Figure 3 shows performance comparison of 256-bit hash functions. Interestingly, SHA-256 is fastest for both low and high resource categories assuming 1 KB ROM is given. However SHA-256 is excluded and Keccak-256 and Skein-256 survive when ROM size is limited to 512 bytes.

Figure 4 shows performance comparison of 512-bit hash functions. The performance of Keccak-512 (Keccak[r  =  576,c  =  1024]) was derived from that of Keccak-256 (Keccak[r  =  1088,c  =  512]), since these codes can be almost the same except for input block sizes. This case Skein-512 is fastest on low resources but SHA-512 again remains a good choice when 2 KB ROM is available. The SHA-3 winner Keccak is not a high speed primitive, but is a low memory option with Skein on this processor.

6 Concluding Remarks

We here mention a couple of possibilities to further improve performance on this processor. As described in Sect. 3.4, we did not access any short address RAM area to maintain portability of our programs. In general it is expected that utilizing this area could lead to a shorter code, but in our case, its gain seems to be limited unless we aim at a new ROM-minimum record.

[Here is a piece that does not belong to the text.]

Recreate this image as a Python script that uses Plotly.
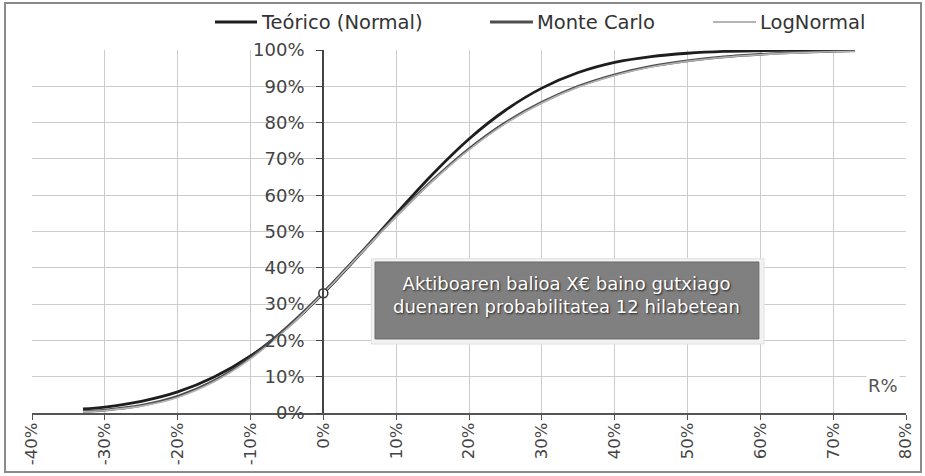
import plotly.graph_objects as go

# Return R (fraction) and cumulative probabilities for each model
R = [-0.33, -0.30, -0.25, -0.20, -0.15, -0.10, -0.05, 0.00, 0.05, 0.10, 0.15, 0.20,
     0.25, 0.30, 0.35, 0.40, 0.45, 0.50, 0.55, 0.60, 0.65, 0.70, 0.73]
teorico = [0.011, 0.016, 0.032, 0.058, 0.099, 0.157, 0.235, 0.330, 0.437, 0.549, 0.658, 0.755,
           0.834, 0.895, 0.938, 0.966, 0.982, 0.991, 0.996, 0.998, 0.999, 1.000, 1.000]
monte_carlo = [0.004, 0.008, 0.021, 0.046, 0.089, 0.152, 0.236, 0.332, 0.438, 0.543, 0.641, 0.728,
               0.800, 0.856, 0.900, 0.932, 0.955, 0.970, 0.981, 0.988, 0.993, 0.996, 0.998]
lognormal = [0.003, 0.007, 0.019, 0.043, 0.086, 0.149, 0.232, 0.330, 0.436, 0.541, 0.639, 0.725,
             0.797, 0.854, 0.898, 0.930, 0.953, 0.969, 0.980, 0.987, 0.992, 0.995, 0.996]

x_ticks = [-0.4, -0.3, -0.2, -0.1, 0.0, 0.1, 0.2, 0.3, 0.4, 0.5, 0.6, 0.7, 0.8]
x_tick_labels = ["-40%", "-30%", "-20%", "-10%", "0%", "10%", "20%", "30%", "40%",
                 "50%", "60%", "70%", "80%"]
y_ticks = [0.0, 0.1, 0.2, 0.3, 0.4, 0.5, 0.6, 0.7, 0.8, 0.9, 1.0]

series_names = ["Teórico (Normal)", "Monte Carlo", "LogNormal"]
series_colors = ["#1e1e1e", "#4e4e4e", "#b4b4b4"]
series_widths = [2.8, 2.6, 1.6]

FONT = "DejaVu Sans, sans-serif"
TXT = "#444444"

# Plot-area geometry (pixels) used to place items outside the axes
W, H = 925, 476
ML, MR, MT, MB = 32, 19, 50, 63
PW, PH = W - ML - MR, H - MT - MB


def px_x(p):
    return (p - ML) / PW


def px_y(p):
    return (H - MB - p) / PH


fig = go.Figure()
for name, ys, col, wd in zip(series_names, [teorico, monte_carlo, lognormal],
                             series_colors, series_widths):
    fig.add_trace(go.Scatter(x=R, y=ys, mode="lines", name=name, showlegend=False,
                             line=dict(color=col, width=wd, shape="spline")))

# Highlighted point: theoretical probability at R = 0
i0 = R.index(0.0)
fig.add_trace(go.Scatter(x=[R[i0]], y=[teorico[i0]], mode="markers", showlegend=False,
                         marker=dict(size=9, color="white", line=dict(color="#333333", width=1.5))))

# Legend row drawn above the plot area
legend_line_x = [(215, 257), (490, 533), (713, 756)]
legend_y = px_y(22)
for (a, b), name, col, wd in zip(legend_line_x, series_names, series_colors, series_widths):
    fig.add_shape(type="line", xref="paper", yref="paper", x0=px_x(a), x1=px_x(b),
                  y0=legend_y, y1=legend_y, line=dict(color=col, width=wd + 0.4))
    fig.add_annotation(xref="paper", yref="paper", x=px_x(b + 2), y=legend_y,
                       xanchor="left", yanchor="middle", showarrow=False, text=name,
                       font=dict(family=FONT, size=19.5, color="#333333"))

# Callout box
bx0, bx1, by0, by1 = 0.071, 0.598, 0.204, 0.416
fig.add_shape(type="rect", x0=bx0 - 0.005, x1=bx1 + 0.007, y0=by0 - 0.014, y1=by1 + 0.009,
              xref="x", yref="y", fillcolor="#f2f2f2", line=dict(color="#e0e0e0", width=1),
              layer="above")
fig.add_shape(type="rect", x0=bx0, x1=bx1, y0=by0, y1=by1, xref="x", yref="y",
              fillcolor="#808080", line=dict(color="#686868", width=1), layer="above")
fig.add_annotation(x=(bx0 + bx1) / 2, y=px_y(294.5), xref="x", yref="paper", showarrow=False,
                   text="Aktiboaren balioa X€ baino gutxiago<br>duenaren probabilitatea 12 hilabetean",
                   font=dict(family=FONT, size=18, color="white", shadow="1px 1px 2px #222222"),
                   align="center", yanchor="middle")

# Axis title near the right end
fig.add_annotation(x=px_x(883), y=px_y(385), xref="paper", yref="paper", showarrow=False,
                   xanchor="center", yanchor="middle",
                   text="R%", font=dict(family=FONT, size=18, color="#555555"), bgcolor="white")

# Outer frame
fig.add_shape(type="rect", xref="paper", yref="paper", x0=px_x(5), x1=px_x(921),
              y0=px_y(472), y1=px_y(3),
              line=dict(color="#8a8a8a", width=2), fillcolor="rgba(0,0,0,0)")

fig.update_xaxes(range=[-0.4, 0.8], tickvals=x_ticks, ticktext=x_tick_labels, tickangle=-90,
                 showgrid=True, gridcolor="#cccccc", gridwidth=1,
                 showline=True, linecolor="#555555", linewidth=2,
                 ticks="outside", ticklen=5, tickcolor="#555555", ticklabelstandoff=-4,
                 tickfont=dict(family=FONT, size=16.5, color=TXT), zeroline=False)
fig.update_yaxes(range=[0, 1.0], tickvals=y_ticks, tickformat=".0%",
                 anchor="free", position=px_x(323),
                 showgrid=True, gridcolor="#cccccc", gridwidth=1,
                 showline=True, linecolor="#444444", linewidth=1.8,
                 ticks="outside", ticklen=6, tickcolor="#444444", ticklabelstandoff=8,
                 tickfont=dict(family=FONT, size=18, color=TXT), zeroline=False)

fig.update_layout(
    width=W, height=H,
    margin=dict(l=ML, r=MR, t=MT, b=MB, autoexpand=False),
    paper_bgcolor="white", plot_bgcolor="white",
    showlegend=False,
)

fig.write_html("out.html")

Another possibility for speeding-up is to copy constant ROM data to RAM. RL78 takes one cycle to read a RAM byte/word to register, but takes four cycles to read from ROM. So if we copy ROM data to RAM before starting the routine or in the first block, then the overall performance could be improved in return for additional RAM resources. We tried this implementation in RAM-512B versions of Grøstl only, which resulted in 10 % performance improvement, but obviously there are many possibilities of applying this method to other primitives.

Also we have found that minimizing a ROM size is a tricky puzzle. Reducing 10 bytes often makes a code 10 times slower. While our strategy in minimizing the ROM size was just to ignore speed, there must exist other various trade-offs between size and speed in exploring this extreme goal. Going deeper to this direction looks like another interesting topic.